• **EXERCISE GOAL**: Tally the lines in the listing below that contain "this" and report the tally alone.

• **INPUT MATERIAL**:
::::::

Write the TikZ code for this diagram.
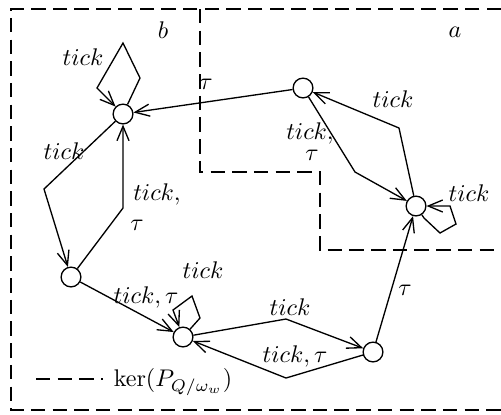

::::::

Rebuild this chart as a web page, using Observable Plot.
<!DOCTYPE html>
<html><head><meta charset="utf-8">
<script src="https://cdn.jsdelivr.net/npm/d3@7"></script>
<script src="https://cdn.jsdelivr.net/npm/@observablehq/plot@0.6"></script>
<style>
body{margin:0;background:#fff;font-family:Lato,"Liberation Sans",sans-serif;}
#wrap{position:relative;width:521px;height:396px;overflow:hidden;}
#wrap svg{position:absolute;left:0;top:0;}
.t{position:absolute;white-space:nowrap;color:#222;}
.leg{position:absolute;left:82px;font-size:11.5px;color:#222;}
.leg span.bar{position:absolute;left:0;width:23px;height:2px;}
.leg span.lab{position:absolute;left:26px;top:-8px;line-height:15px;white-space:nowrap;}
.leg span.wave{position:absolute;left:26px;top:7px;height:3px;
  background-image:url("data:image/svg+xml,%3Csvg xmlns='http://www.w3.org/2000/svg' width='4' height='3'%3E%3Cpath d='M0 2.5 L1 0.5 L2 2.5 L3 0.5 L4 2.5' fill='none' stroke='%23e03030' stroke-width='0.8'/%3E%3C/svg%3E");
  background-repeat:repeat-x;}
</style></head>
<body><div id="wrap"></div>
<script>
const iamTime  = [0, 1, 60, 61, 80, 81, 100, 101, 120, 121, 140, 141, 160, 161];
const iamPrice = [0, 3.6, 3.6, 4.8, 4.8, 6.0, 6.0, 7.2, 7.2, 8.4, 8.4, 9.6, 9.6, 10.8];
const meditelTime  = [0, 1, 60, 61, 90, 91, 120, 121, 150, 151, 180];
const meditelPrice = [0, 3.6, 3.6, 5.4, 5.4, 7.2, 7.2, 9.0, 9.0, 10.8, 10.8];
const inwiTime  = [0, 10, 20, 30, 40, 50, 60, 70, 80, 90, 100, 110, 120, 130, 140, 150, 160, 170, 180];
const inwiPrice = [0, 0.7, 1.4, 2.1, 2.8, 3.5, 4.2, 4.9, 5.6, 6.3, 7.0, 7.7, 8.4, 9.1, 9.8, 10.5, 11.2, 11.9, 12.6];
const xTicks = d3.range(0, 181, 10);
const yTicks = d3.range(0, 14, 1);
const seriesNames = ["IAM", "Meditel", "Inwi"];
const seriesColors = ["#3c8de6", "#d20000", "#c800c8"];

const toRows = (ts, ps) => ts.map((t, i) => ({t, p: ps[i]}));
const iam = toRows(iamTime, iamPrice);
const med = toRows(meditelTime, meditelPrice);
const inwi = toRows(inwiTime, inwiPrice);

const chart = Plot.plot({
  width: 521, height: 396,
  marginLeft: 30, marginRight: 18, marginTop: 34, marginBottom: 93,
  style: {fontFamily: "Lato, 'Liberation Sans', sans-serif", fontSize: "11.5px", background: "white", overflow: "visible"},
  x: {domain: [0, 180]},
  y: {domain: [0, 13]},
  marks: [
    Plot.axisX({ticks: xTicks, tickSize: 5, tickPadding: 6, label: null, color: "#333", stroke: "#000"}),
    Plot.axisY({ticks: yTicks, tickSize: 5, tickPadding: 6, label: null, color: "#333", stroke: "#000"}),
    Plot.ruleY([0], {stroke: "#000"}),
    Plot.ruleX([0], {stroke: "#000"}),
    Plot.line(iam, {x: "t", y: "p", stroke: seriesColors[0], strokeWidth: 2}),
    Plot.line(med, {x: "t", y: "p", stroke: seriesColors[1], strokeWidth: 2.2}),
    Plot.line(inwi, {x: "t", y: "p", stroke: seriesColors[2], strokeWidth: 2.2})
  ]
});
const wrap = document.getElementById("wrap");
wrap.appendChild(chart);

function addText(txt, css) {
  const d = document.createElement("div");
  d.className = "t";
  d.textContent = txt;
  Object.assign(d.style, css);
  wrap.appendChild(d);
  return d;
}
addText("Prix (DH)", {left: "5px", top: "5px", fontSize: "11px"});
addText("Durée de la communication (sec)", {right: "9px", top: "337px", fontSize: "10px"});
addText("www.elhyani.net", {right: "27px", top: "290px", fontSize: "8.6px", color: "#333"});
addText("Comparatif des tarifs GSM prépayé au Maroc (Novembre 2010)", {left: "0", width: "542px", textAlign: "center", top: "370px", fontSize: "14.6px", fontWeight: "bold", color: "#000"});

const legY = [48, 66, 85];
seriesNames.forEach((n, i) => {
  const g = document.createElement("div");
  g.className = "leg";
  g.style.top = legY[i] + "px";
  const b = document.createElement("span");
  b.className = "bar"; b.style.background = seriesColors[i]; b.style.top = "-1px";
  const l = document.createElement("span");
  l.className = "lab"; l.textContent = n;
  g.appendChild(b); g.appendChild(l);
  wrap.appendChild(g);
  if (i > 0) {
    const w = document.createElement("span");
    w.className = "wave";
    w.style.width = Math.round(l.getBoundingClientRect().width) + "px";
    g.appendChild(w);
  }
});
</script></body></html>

::::::

• **PROBLEM SOLUTION**: 2